As a sword hangs over the heads of top Transnet executives, group CEO Portia Derby and head of Transnet Freight Rail (TFR) Sizakele Mzimela, the Congress of South African Trade Unions (Cosatu) has turned up the heat and called publicly for the company's top management to go.
At the beginning of September, Public Enterprises Minister Pravin Gordhan directed the board to undertake a wide-ranging review of the company's performance. Among the issues he asked the board to address was to assess the executive management to "establish whether persons with the right skills are optimally utilised to deliver on the mandate".
His directive was widely seen as a veiled call on the board to fire Derby and Mzimela, whom the business sector believes are largely responsible for Transnet’s precipitous decline. The poor performance of TFR has caused a bottleneck for commodity exports, resulting in announcements by mining companies to retrench workers.

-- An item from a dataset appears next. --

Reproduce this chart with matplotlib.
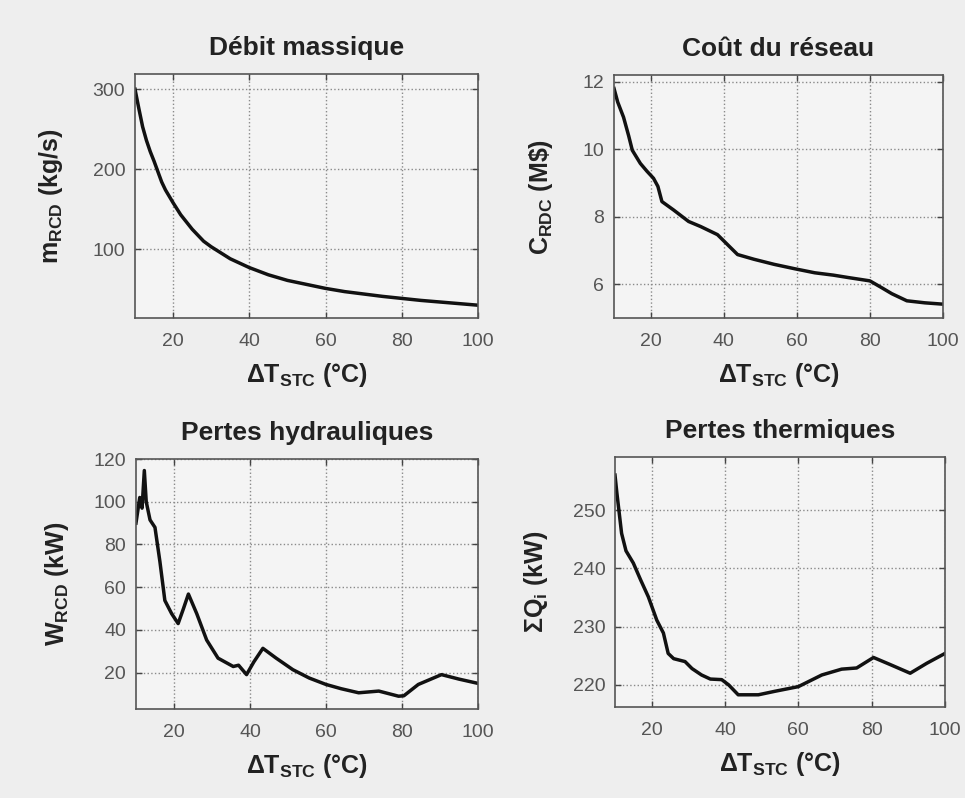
import matplotlib

matplotlib.use("Agg")
import matplotlib.pyplot as plt

plt.rcParams["font.family"] = ["Liberation Sans", "DejaVu Sans"]
plt.rcParams["mathtext.fontset"] = "custom"
plt.rcParams["mathtext.rm"] = "Liberation Sans:bold"
plt.rcParams["mathtext.it"] = "Liberation Sans:bold"
plt.rcParams["mathtext.bf"] = "Liberation Sans:bold"

# Débit massique du réseau (kg/s) vs ΔT_STC (°C)
dt_debit = [10, 11, 12, 13, 14, 15, 16, 17, 18, 19, 20, 22, 25, 28, 30, 35, 40,
            45, 50, 55, 60, 65, 70, 75, 80, 85, 90, 95, 100]
debit = [300, 276, 253, 236, 222, 210, 197, 184, 174, 166, 158, 143, 125, 110,
         103, 88, 77, 68, 61, 56, 51, 47, 44, 41, 38.5, 36, 34, 32, 30]

# Coût du réseau (M$)
dt_cout = [10, 11, 12.6, 14, 15, 17.2, 19, 20.8, 22, 23.1, 26.3, 30.4, 33.7,
           38.3, 41, 43.8, 48.3, 53.8, 59.4, 64.9, 70, 74, 80, 83.2, 86, 90.1,
           95, 100]
cout = [11.8, 11.4, 10.95, 10.4, 9.97, 9.58, 9.35, 9.14, 8.9, 8.45, 8.2, 7.86,
        7.71, 7.47, 7.18, 6.88, 6.74, 6.59, 6.46, 6.34, 6.27, 6.2, 6.1, 5.9,
        5.72, 5.51, 5.45, 5.41]

# Pertes hydrauliques (kW)
dt_hyd = [10, 11, 11.6, 12.2, 12.7, 13.7, 15, 16.3, 17.6, 19.4, 21.1, 22.5,
          23.8, 26, 28.6, 31.6, 35.6, 37, 39.1, 41, 43.4, 46.9, 51.3, 55.6, 60,
          64, 68.6, 73.9, 79.1, 80.5, 84.3, 90.4, 95, 100]
hyd = [90, 102, 97, 114.6, 100, 91.5, 88, 72, 53.8, 47.6, 43, 50, 56.8, 47.6,
       35.3, 26.8, 22.9, 23.5, 19.1, 25, 31.4, 26.8, 21.4, 17.5, 14.5, 12.5,
       10.6, 11.4, 9, 9.2, 14.5, 19.1, 17, 15]

# Pertes thermiques (kW)
dt_th = [10, 10.5, 11.8, 13, 15, 17, 19.1, 21.4, 23.2, 24.5, 26, 29.1, 31,
         33.6, 36, 39.1, 41, 43.6, 49.1, 53.6, 60, 66.4, 71.8, 75.9, 80.5, 85,
         90.5, 95, 100]
th = [256, 253, 246, 243, 240.9, 238, 235.1, 231.1, 228.9, 225.4, 224.5, 224,
      222.8, 221.7, 221, 220.9, 220, 218.3, 218.3, 218.9, 219.7, 221.7, 222.7,
      222.9, 224.7, 223.5, 222, 223.7, 225.4]

xlabel = "ΔT$_{\\mathregular{STC}}$ (°C)"

panels = [
    # (rect, x, y, title, ylabel, ylim, yticks, ylabel pad)
    ([0.1399, 0.6015, 0.3554, 0.3058], dt_debit, debit, "Débit massique",
     "m$_{\\mathregular{RCD}}$ (kg/s)", (14, 319), [100, 200, 300], 20),
    ([0.6363, 0.6015, 0.3409, 0.3045], dt_cout, cout, "Coût du réseau",
     "C$_{\\mathregular{RDC}}$ (M\\$)", (5.0, 12.2), [6, 8, 10, 12], 20),
    ([0.1409, 0.1115, 0.3544, 0.3133], dt_hyd, hyd, "Pertes hydrauliques",
     "W$_{\\mathregular{RCD}}$ (kW)", (3, 120), [20, 40, 60, 80, 100, 120], 16),
    ([0.6373, 0.1140, 0.3420, 0.3133], dt_th, th, "Pertes thermiques",
     "ΣQ$_{\\mathregular{i}}$ (kW)", (216.2, 259.1), [220, 230, 240, 250], 16),
]

fig = plt.figure(figsize=(9.65, 7.98), dpi=100, facecolor="#eeeeee")

for rect, x, y, title, ylab, ylim, yticks, ypad in panels:
    ax = fig.add_axes(rect, facecolor="#f4f4f4")
    ax.plot(x, y, color="#111111", lw=2.5)
    ax.set_xlim(10, 100)
    ax.set_ylim(*ylim)
    ax.set_xticks([20, 40, 60, 80, 100])
    ax.set_yticks(yticks)
    ax.grid(True, linestyle=":", color="#8a8a8a", lw=1.0)
    ax.tick_params(direction="in", top=True, right=True, length=4,
                   width=1, color="#444444", labelsize=14,
                   labelcolor="#555555")
    ax.tick_params(axis="x", pad=11)
    ax.tick_params(axis="y", pad=7)
    for sp in ax.spines.values():
        sp.set_color("#555555")
        sp.set_linewidth(1.2)
    ax.set_title(title, fontsize=19, fontweight="bold", color="#222222", pad=14)
    ax.set_xlabel(xlabel, fontsize=18, fontweight="bold", color="#222222",
                  labelpad=8)
    ax.set_ylabel(ylab, fontsize=18, fontweight="bold", color="#222222",
                  labelpad=ypad)

fig.savefig("out.png", dpi=100, facecolor=fig.get_facecolor())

The board's report was due to be delivered to Gordhan on Friday after it was granted a short extension.
In a statement issued on Friday, organised labour added its voice to earlier calls by the Minerals Council and the Durban Chamber of Commerce to remove Derby and Mzimela. The statement reads:
"We are witnessing the collapse of Transnet because of endemic levels of corruption within it, the explosion of cable theft, years of neglect of infrastructure investments and skills development, and a management team that is woefully out of its depth that must now go."
In the past month, two mining companies have announced their intentions to retrench, saying that it is no longer viable to truck coal and ore to the ports at current commodity prices.
"If the crises at Transnet are not dealt with decisively and quickly, we may lose 35 000 mining jobs and even more indirect jobs in the value chains and host communities. This will plunge these workers into absolute poverty. The Highveld Region in Mpumalanga will bear the brunt of this catastrophe," it said.
Derby and Mzimela were appointed in early 2020 as part of an initiative to clean up corruption at Transnet in the aftermath of state capture. Derby and Gordhan have been close associates for many years, and Gordhan used his ministerial authority to ensure she was appointed over the heads of the then-board.
Since their appointment, Transnet has experienced several shocks outside its control, including the pandemic, rising crime, flood damage, and a cyber attack. But there has also been evidence of shocking management failure and basic errors due to inexperience and insufficient management controls. The company achieved only 25% of its targets in the past financial year.
Rail export volumes have fallen from 213-million tons in 2018/2019 to 149-million tons in the last financial year.
A decision on the future of the executives is believed to be imminent.